Supplied records:

────────────────────────────────────────

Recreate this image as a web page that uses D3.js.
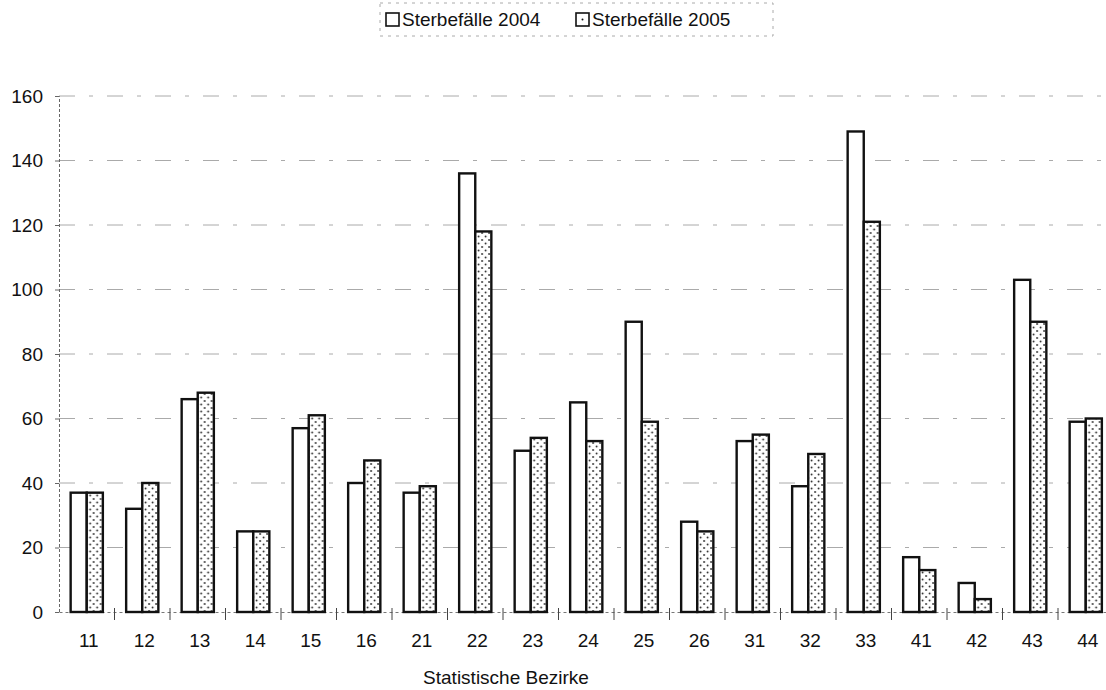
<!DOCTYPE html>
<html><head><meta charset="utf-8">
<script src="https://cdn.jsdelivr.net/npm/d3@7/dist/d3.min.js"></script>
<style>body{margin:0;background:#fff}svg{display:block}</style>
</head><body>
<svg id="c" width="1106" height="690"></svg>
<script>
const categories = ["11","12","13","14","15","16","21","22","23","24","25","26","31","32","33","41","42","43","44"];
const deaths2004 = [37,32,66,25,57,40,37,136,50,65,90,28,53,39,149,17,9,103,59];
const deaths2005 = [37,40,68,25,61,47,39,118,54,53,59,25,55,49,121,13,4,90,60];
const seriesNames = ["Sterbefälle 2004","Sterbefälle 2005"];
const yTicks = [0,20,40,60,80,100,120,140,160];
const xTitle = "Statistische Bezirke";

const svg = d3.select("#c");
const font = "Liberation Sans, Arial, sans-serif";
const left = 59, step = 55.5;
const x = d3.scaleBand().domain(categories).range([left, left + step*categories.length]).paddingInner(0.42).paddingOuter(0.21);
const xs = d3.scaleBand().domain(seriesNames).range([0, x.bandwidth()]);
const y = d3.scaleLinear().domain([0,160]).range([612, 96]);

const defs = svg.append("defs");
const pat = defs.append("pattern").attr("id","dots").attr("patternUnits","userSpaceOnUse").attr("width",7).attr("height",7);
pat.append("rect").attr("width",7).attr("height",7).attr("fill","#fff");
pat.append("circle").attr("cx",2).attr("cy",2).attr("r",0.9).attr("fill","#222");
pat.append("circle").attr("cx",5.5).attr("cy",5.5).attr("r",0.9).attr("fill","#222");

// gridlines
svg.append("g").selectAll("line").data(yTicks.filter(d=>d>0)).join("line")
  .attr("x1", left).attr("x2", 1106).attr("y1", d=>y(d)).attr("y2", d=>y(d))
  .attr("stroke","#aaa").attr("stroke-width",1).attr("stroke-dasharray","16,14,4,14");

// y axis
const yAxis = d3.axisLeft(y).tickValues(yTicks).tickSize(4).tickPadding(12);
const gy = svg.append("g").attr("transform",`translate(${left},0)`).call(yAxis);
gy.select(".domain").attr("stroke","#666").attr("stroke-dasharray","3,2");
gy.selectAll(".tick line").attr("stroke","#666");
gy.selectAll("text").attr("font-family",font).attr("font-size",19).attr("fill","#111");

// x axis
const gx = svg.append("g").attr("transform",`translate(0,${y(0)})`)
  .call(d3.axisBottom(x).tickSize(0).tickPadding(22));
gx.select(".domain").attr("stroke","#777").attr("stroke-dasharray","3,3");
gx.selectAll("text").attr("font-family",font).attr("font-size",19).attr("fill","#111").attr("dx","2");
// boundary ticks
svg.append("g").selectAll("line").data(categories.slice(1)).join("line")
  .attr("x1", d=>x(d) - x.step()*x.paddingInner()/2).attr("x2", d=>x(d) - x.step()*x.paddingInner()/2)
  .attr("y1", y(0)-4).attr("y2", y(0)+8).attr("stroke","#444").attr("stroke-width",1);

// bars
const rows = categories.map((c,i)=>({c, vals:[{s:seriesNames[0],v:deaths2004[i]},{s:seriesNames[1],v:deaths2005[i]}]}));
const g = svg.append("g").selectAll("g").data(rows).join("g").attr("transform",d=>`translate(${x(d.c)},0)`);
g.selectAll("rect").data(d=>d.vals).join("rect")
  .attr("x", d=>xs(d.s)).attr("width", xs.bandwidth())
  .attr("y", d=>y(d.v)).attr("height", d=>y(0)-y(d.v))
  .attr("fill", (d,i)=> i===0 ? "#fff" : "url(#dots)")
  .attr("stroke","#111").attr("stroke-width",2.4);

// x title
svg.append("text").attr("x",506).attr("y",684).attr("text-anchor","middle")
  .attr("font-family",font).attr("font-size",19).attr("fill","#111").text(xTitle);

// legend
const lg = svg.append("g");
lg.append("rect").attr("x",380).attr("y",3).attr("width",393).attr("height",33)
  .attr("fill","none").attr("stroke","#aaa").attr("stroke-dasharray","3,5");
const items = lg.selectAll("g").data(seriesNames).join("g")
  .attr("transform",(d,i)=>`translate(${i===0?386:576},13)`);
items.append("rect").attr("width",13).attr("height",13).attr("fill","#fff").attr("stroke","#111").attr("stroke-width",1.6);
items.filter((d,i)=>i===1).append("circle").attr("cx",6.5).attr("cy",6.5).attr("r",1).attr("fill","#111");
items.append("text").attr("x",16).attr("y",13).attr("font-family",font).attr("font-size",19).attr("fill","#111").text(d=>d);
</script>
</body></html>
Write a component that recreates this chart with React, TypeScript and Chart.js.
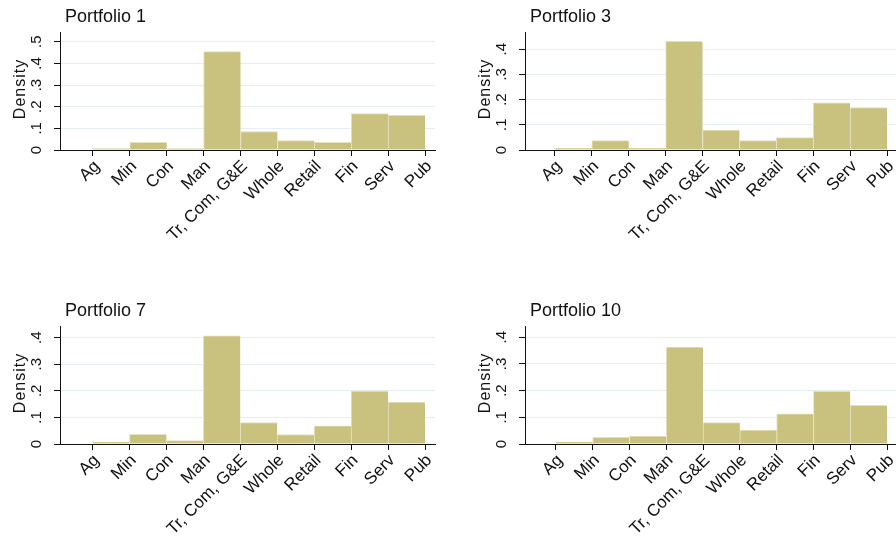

────────────────────────────────────────

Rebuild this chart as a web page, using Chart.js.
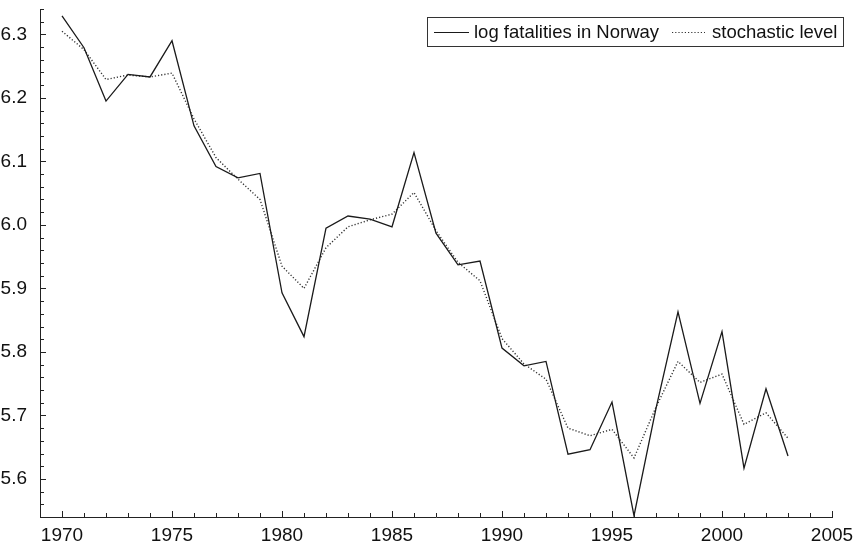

────────────────────────────────────────

Short problem:
Begin with the line that contains "Recreate this image", end with the line that contains "const y = d3.scaleLinear().domain([0,160]).range([612, 96]);", and set down every line in that range exactly as it stands, minus the pictures.

Written answer:
Recreate this image as a web page that uses D3.js.
<!DOCTYPE html>
<html><head><meta charset="utf-8">
<script src="https://cdn.jsdelivr.net/npm/d3@7/dist/d3.min.js"></script>
<style>body{margin:0;background:#fff}svg{display:block}</style>
</head><body>
<svg id="c" width="1106" height="690"></svg>
<script>
const categories = ["11","12","13","14","15","16","21","22","23","24","25","26","31","32","33","41","42","43","44"];
const deaths2004 = [37,32,66,25,57,40,37,136,50,65,90,28,53,39,149,17,9,103,59];
const deaths2005 = [37,40,68,25,61,47,39,118,54,53,59,25,55,49,121,13,4,90,60];
const seriesNames = ["Sterbefälle 2004","Sterbefälle 2005"];
const yTicks = [0,20,40,60,80,100,120,140,160];
const xTitle = "Statistische Bezirke";

const svg = d3.select("#c");
const font = "Liberation Sans, Arial, sans-serif";
const left = 59, step = 55.5;
const x = d3.scaleBand().domain(categories).range([left, left + step*categories.length]).paddingInner(0.42).paddingOuter(0.21);
const xs = d3.scaleBand().domain(seriesNames).range([0, x.bandwidth()]);
const y = d3.scaleLinear().domain([0,160]).range([612, 96]);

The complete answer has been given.